| Exercise task |
Take the lines from the top down to and including the one with "81.6, 80.2, 79.2]" and repeat them exactly. Omit images.

| Information supplied |
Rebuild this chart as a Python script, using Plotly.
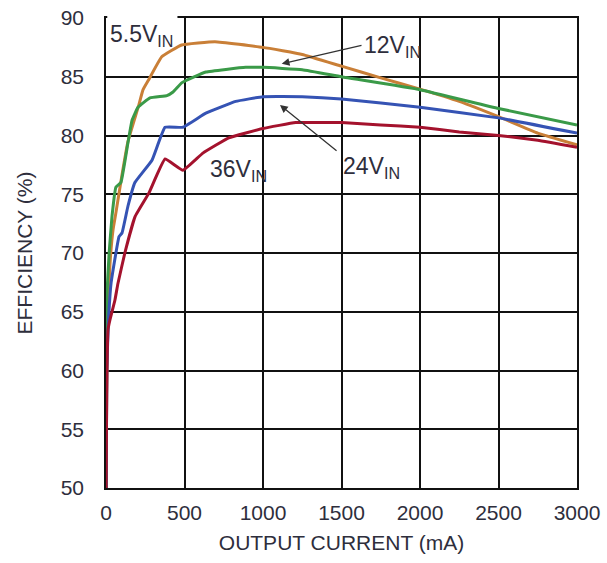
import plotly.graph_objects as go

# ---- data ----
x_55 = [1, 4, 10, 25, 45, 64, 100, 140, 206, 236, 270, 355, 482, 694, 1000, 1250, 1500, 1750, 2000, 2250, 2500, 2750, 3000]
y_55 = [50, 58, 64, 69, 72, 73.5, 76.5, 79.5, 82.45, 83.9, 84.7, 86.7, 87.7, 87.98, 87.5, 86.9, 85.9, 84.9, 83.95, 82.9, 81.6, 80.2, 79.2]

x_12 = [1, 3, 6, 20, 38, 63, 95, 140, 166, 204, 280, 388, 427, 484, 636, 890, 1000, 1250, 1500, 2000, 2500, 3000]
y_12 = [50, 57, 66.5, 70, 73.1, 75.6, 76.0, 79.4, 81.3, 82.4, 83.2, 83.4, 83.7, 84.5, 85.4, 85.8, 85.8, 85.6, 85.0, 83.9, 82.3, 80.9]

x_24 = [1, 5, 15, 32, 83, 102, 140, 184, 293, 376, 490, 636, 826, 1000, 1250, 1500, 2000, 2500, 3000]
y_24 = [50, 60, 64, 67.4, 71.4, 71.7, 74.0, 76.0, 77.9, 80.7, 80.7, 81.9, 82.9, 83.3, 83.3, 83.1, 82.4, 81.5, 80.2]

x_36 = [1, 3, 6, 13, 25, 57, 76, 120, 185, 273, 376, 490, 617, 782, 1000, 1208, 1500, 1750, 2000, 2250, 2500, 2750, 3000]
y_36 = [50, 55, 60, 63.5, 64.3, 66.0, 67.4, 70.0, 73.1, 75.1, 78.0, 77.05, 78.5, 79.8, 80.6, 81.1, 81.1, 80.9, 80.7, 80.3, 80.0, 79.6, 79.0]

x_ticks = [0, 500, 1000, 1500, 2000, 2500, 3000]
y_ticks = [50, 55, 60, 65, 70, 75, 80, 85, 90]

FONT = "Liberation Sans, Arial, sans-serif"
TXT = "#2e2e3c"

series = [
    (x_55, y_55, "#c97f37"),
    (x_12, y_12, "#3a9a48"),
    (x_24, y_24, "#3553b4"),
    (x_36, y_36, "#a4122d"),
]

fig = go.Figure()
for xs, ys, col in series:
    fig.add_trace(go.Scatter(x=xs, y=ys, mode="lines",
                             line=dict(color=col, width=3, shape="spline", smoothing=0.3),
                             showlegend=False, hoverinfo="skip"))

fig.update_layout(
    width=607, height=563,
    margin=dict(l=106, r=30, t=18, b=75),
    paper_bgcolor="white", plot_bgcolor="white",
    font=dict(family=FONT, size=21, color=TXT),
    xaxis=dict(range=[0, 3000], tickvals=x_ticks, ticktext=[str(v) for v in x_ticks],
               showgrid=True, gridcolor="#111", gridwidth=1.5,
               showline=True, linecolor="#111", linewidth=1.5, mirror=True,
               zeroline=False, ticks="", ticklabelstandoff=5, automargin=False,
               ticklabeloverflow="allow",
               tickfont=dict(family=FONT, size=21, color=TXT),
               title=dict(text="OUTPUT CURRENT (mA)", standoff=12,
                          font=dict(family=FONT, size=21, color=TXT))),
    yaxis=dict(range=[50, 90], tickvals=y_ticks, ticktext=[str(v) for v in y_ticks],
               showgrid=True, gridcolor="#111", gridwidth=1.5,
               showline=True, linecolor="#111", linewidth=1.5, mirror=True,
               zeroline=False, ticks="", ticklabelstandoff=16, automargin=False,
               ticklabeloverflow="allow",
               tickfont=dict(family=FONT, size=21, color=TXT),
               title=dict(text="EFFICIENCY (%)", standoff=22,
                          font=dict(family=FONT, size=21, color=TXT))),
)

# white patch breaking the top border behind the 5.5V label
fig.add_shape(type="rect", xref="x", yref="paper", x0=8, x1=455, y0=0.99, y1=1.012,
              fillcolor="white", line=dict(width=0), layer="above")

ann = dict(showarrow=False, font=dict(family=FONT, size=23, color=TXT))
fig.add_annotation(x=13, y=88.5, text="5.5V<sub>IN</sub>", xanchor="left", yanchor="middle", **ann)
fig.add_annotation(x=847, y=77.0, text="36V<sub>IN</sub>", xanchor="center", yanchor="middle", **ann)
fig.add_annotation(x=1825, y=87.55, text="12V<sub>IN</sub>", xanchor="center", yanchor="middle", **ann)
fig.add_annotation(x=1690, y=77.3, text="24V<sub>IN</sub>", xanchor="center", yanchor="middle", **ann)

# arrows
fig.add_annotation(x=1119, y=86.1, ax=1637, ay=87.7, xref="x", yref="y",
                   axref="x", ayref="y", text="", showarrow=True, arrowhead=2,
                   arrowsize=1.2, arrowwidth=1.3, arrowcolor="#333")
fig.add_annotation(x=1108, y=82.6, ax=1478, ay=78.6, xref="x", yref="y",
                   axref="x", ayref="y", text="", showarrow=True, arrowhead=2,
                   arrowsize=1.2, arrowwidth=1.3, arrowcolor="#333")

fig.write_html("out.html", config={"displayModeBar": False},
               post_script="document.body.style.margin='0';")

| Answer for the task |
Rebuild this chart as a Python script, using Plotly.
import plotly.graph_objects as go

# ---- data ----
x_55 = [1, 4, 10, 25, 45, 64, 100, 140, 206, 236, 270, 355, 482, 694, 1000, 1250, 1500, 1750, 2000, 2250, 2500, 2750, 3000]
y_55 = [50, 58, 64, 69, 72, 73.5, 76.5, 79.5, 82.45, 83.9, 84.7, 86.7, 87.7, 87.98, 87.5, 86.9, 85.9, 84.9, 83.95, 82.9, 81.6, 80.2, 79.2]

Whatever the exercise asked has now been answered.